→ What to work on
Repeat the material below word for word and leave out all pictures.

→ Information supplied
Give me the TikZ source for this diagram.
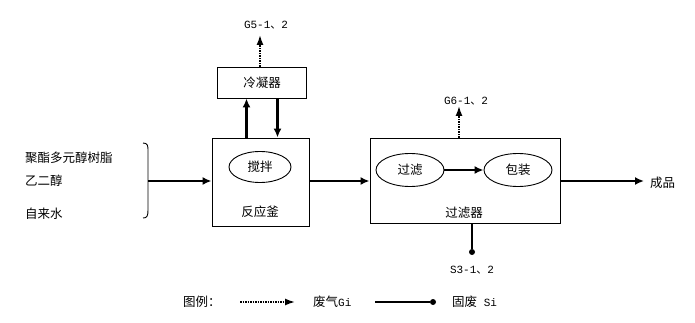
\documentclass[tikz,border=0pt]{standalone}
\usepackage{fontspec}
\setmainfont{Liberation Mono}
\newfontfamily\cjk{Noto Sans CJK SC}
\usetikzlibrary{arrows.meta,shapes.geometric}
\begin{document}
\begin{tikzpicture}[x=1pt,y=-1pt,
  font=\fontsize{11}{13}\selectfont,
  box/.style={draw,line width=0.9pt,inner sep=0pt},
  oval/.style={draw,ellipse,line width=0.9pt,inner sep=0pt,font=\cjk\fontsize{12.5}{14}\selectfont},
  lbl/.style={inner sep=0pt,font=\cjk\fontsize{12.5}{14}\selectfont},
  tag/.style={inner sep=0pt,font=\fontsize{11}{13}\selectfont},
  main/.style={line width=2.6pt,-{Latex[length=9pt,width=8pt]}},
  gas/.style={line width=1.5pt,densely dotted,-{Latex[length=10pt,width=7pt]}},
  solid/.style={line width=2.6pt},
  dotend/.style={circle,fill,inner sep=0pt,minimum size=6pt}]
\useasboundingbox (0,0) rectangle (695,323);
% boxes
\node[box,minimum width=89pt,minimum height=31pt] (cond) at (262,82.5) {};
\node[lbl] at (262,83) {冷凝器};
\node[box,minimum width=97pt,minimum height=88pt] (reac) at (260.5,182) {};
\node[oval,minimum width=62pt,minimum height=31pt] (stir) at (260,167) {搅拌};
\node[lbl] (reaclbl) at (260,212) {反应釜};
\node[box,minimum width=190pt,minimum height=85pt] (filt) at (465,180.5) {};
\node[oval,minimum width=68pt,minimum height=33pt] (flt) at (410,170) {过滤};
\node[oval,minimum width=68pt,minimum height=33pt] (pack) at (518,170) {包装};
\node[lbl] (filtlbl) at (464,213) {过滤器};
% inputs
\node[lbl,anchor=west] (in1) at (25,158) {聚酯多元醇树脂};
\node[lbl,anchor=west] (in2) at (25,181) {乙二醇};
\node[lbl,anchor=west] (in3) at (25,214) {自来水};
\draw[line width=0.9pt] (143,143) .. controls (148,143) and (148,146) .. (148,151)
  -- (148,210) .. controls (148,216) and (147,218) .. (143,218);
\coordinate (brace) at (148,181);
\draw[main] (brace) -- (reac.west |- brace);
\draw[main] (reac.east |- brace) -- (filt.west |- brace);
\node[lbl,anchor=west] (prod) at (650,183) {成品};
\coordinate (prode) at (644,181);
\draw[main] (filt.east |- brace) -- (prode);
% condenser links
\draw[main] ([xshift=-14pt]reac.north) -- ([xshift=-14pt]reac.north |- cond.south);
\draw[main] ([xshift=17pt]reac.north |- cond.south) -- ([xshift=17pt]reac.north);
% gas
\node[tag] (g5) at (266,25) {G5-1{\cjk 、}2};
\coordinate (g5e) at (260,35);
\draw[gas] (cond.north -| g5e) -- (g5e);
\node[tag] (g6) at (466,101) {G6-1{\cjk 、}2};
\coordinate (g6e) at (459,106);
\draw[gas] (filt.north -| g6e) -- (g6e);
\draw[main] (flt) -- (pack);
% solid waste
\node[dotend] (s3d) at (472,252) {};
\draw[solid] (filt.south -| s3d) -- (s3d);
\node[tag] (s3) at (472,270) {S3-1{\cjk 、}2};
% legend
\node[lbl,anchor=west] (leg) at (183,302) {图例：};
\coordinate (la) at (240,302);
\coordinate (lb) at (295,302);
\draw[gas] (la) -- (lb);
\node[inner sep=0pt,anchor=west] (lg) at (313,302) {{\cjk\fontsize{12.5}{14}\selectfont 废气}Gi};
\node[dotend] (ld) at (433,302) {};
\coordinate (lc) at (375,302);
\draw[solid] (lc) -- (ld);
\node[inner sep=0pt,anchor=west] (ls) at (452,302) {{\cjk\fontsize{12.5}{14}\selectfont 固废} Si};
\end{tikzpicture}
\end{document}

→ Task result
Give me the TikZ source for this diagram.
\documentclass[tikz,border=0pt]{standalone}
\usepackage{fontspec}
\setmainfont{Liberation Mono}
\newfontfamily\cjk{Noto Sans CJK SC}
\usetikzlibrary{arrows.meta,shapes.geometric}
\begin{document}
\begin{tikzpicture}[x=1pt,y=-1pt,
  font=\fontsize{11}{13}\selectfont,
  box/.style={draw,line width=0.9pt,inner sep=0pt},
  oval/.style={draw,ellipse,line width=0.9pt,inner sep=0pt,font=\cjk\fontsize{12.5}{14}\selectfont},
  lbl/.style={inner sep=0pt,font=\cjk\fontsize{12.5}{14}\selectfont},
  tag/.style={inner sep=0pt,font=\fontsize{11}{13}\selectfont},
  main/.style={line width=2.6pt,-{Latex[length=9pt,width=8pt]}},
  gas/.style={line width=1.5pt,densely dotted,-{Latex[length=10pt,width=7pt]}},
  solid/.style={line width=2.6pt},
  dotend/.style={circle,fill,inner sep=0pt,minimum size=6pt}]
\useasboundingbox (0,0) rectangle (695,323);
% boxes
\node[box,minimum width=89pt,minimum height=31pt] (cond) at (262,82.5) {};
\node[lbl] at (262,83) {冷凝器};
\node[box,minimum width=97pt,minimum height=88pt] (reac) at (260.5,182) {};
\node[oval,minimum width=62pt,minimum height=31pt] (stir) at (260,167) {搅拌};
\node[lbl] (reaclbl) at (260,212) {反应釜};
\node[box,minimum width=190pt,minimum height=85pt] (filt) at (465,180.5) {};
\node[oval,minimum width=68pt,minimum height=33pt] (flt) at (410,170) {过滤};
\node[oval,minimum width=68pt,minimum height=33pt] (pack) at (518,170) {包装};
\node[lbl] (filtlbl) at (464,213) {过滤器};
% inputs
\node[lbl,anchor=west] (in1) at (25,158) {聚酯多元醇树脂};
\node[lbl,anchor=west] (in2) at (25,181) {乙二醇};
\node[lbl,anchor=west] (in3) at (25,214) {自来水};
\draw[line width=0.9pt] (143,143) .. controls (148,143) and (148,146) .. (148,151)
  -- (148,210) .. controls (148,216) and (147,218) .. (143,218);
\coordinate (brace) at (148,181);
\draw[main] (brace) -- (reac.west |- brace);
\draw[main] (reac.east |- brace) -- (filt.west |- brace);
\node[lbl,anchor=west] (prod) at (650,183) {成品};
\coordinate (prode) at (644,181);
\draw[main] (filt.east |- brace) -- (prode);
% condenser links
\draw[main] ([xshift=-14pt]reac.north) -- ([xshift=-14pt]reac.north |- cond.south);
\draw[main] ([xshift=17pt]reac.north |- cond.south) -- ([xshift=17pt]reac.north);
% gas
\node[tag] (g5) at (266,25) {G5-1{\cjk 、}2};
\coordinate (g5e) at (260,35);
\draw[gas] (cond.north -| g5e) -- (g5e);
\node[tag] (g6) at (466,101) {G6-1{\cjk 、}2};
\coordinate (g6e) at (459,106);
\draw[gas] (filt.north -| g6e) -- (g6e);
\draw[main] (flt) -- (pack);
% solid waste
\node[dotend] (s3d) at (472,252) {};
\draw[solid] (filt.south -| s3d) -- (s3d);
\node[tag] (s3) at (472,270) {S3-1{\cjk 、}2};
% legend
\node[lbl,anchor=west] (leg) at (183,302) {图例：};
\coordinate (la) at (240,302);
\coordinate (lb) at (295,302);
\draw[gas] (la) -- (lb);
\node[inner sep=0pt,anchor=west] (lg) at (313,302) {{\cjk\fontsize{12.5}{14}\selectfont 废气}Gi};
\node[dotend] (ld) at (433,302) {};
\coordinate (lc) at (375,302);
\draw[solid] (lc) -- (ld);
\node[inner sep=0pt,anchor=west] (ls) at (452,302) {{\cjk\fontsize{12.5}{14}\selectfont 固废} Si};
\end{tikzpicture}
\end{document}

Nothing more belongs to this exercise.